_Instructions to follow_. Make an exact copy of all the material below, apart from the pictures.

_Information shown_.
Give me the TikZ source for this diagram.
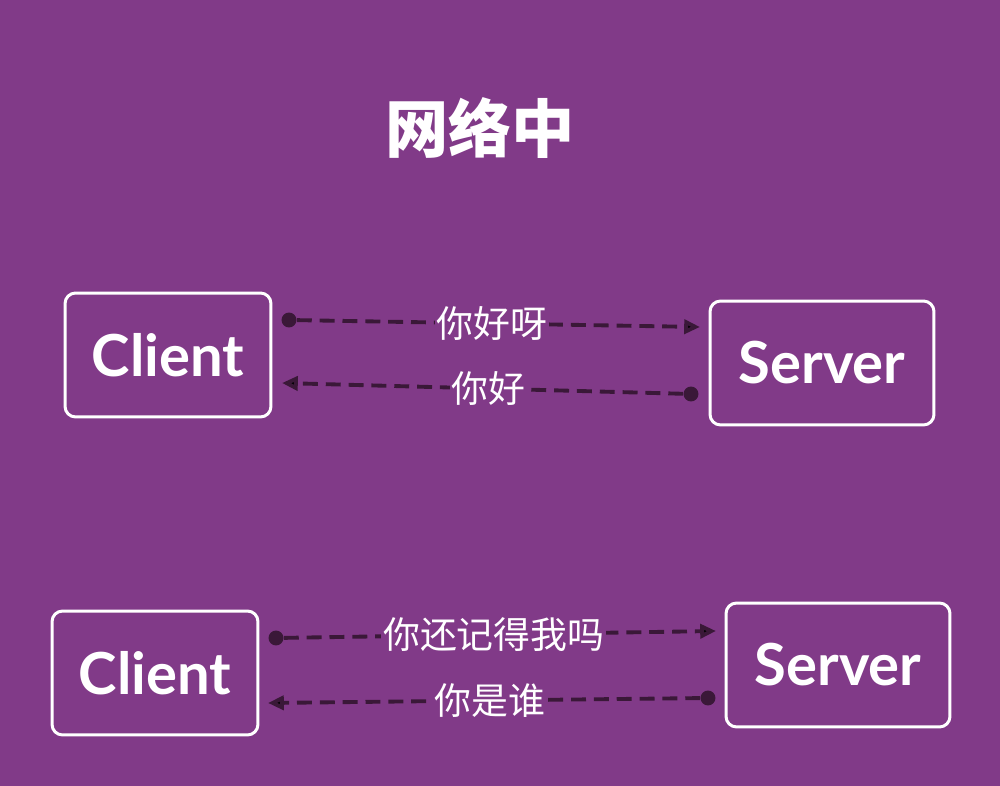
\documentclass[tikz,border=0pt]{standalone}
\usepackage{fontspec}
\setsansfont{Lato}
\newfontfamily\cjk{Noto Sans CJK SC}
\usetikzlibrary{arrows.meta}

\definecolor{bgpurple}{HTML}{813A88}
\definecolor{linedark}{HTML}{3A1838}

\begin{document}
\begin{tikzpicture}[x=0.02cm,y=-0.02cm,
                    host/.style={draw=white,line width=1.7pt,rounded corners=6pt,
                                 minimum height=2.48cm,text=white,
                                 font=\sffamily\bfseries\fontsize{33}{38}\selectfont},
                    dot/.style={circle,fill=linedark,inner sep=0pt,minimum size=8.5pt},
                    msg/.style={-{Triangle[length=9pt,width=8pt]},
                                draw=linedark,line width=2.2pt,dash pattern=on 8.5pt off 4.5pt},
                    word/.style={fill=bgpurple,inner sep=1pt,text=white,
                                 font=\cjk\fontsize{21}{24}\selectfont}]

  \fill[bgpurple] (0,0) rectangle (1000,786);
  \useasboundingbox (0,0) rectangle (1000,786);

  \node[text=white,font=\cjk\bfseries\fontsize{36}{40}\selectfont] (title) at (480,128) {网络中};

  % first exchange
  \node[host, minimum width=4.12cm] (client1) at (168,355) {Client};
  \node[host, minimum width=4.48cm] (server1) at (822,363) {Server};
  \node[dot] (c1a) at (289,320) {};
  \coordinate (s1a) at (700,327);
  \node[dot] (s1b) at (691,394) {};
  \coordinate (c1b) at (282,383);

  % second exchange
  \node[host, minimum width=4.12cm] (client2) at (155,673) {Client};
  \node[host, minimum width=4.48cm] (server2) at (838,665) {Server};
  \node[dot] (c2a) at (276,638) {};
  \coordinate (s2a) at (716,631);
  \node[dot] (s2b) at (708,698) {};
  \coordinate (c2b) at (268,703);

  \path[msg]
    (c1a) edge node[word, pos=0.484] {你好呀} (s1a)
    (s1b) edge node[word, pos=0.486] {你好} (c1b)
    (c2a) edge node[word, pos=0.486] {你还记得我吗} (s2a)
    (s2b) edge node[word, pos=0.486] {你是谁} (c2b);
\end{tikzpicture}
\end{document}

_Exercise result_.
Give me the TikZ source for this diagram.
\documentclass[tikz,border=0pt]{standalone}
\usepackage{fontspec}
\setsansfont{Lato}
\newfontfamily\cjk{Noto Sans CJK SC}
\usetikzlibrary{arrows.meta}

\definecolor{bgpurple}{HTML}{813A88}
\definecolor{linedark}{HTML}{3A1838}

\begin{document}
\begin{tikzpicture}[x=0.02cm,y=-0.02cm,
                    host/.style={draw=white,line width=1.7pt,rounded corners=6pt,
                                 minimum height=2.48cm,text=white,
                                 font=\sffamily\bfseries\fontsize{33}{38}\selectfont},
                    dot/.style={circle,fill=linedark,inner sep=0pt,minimum size=8.5pt},
                    msg/.style={-{Triangle[length=9pt,width=8pt]},
                                draw=linedark,line width=2.2pt,dash pattern=on 8.5pt off 4.5pt},
                    word/.style={fill=bgpurple,inner sep=1pt,text=white,
                                 font=\cjk\fontsize{21}{24}\selectfont}]

  \fill[bgpurple] (0,0) rectangle (1000,786);
  \useasboundingbox (0,0) rectangle (1000,786);

  \node[text=white,font=\cjk\bfseries\fontsize{36}{40}\selectfont] (title) at (480,128) {网络中};

  % first exchange
  \node[host, minimum width=4.12cm] (client1) at (168,355) {Client};
  \node[host, minimum width=4.48cm] (server1) at (822,363) {Server};
  \node[dot] (c1a) at (289,320) {};
  \coordinate (s1a) at (700,327);
  \node[dot] (s1b) at (691,394) {};
  \coordinate (c1b) at (282,383);

  % second exchange
  \node[host, minimum width=4.12cm] (client2) at (155,673) {Client};
  \node[host, minimum width=4.48cm] (server2) at (838,665) {Server};
  \node[dot] (c2a) at (276,638) {};
  \coordinate (s2a) at (716,631);
  \node[dot] (s2b) at (708,698) {};
  \coordinate (c2b) at (268,703);

  \path[msg]
    (c1a) edge node[word, pos=0.484] {你好呀} (s1a)
    (s1b) edge node[word, pos=0.486] {你好} (c1b)
    (c2a) edge node[word, pos=0.486] {你还记得我吗} (s2a)
    (s2b) edge node[word, pos=0.486] {你是谁} (c2b);
\end{tikzpicture}
\end{document}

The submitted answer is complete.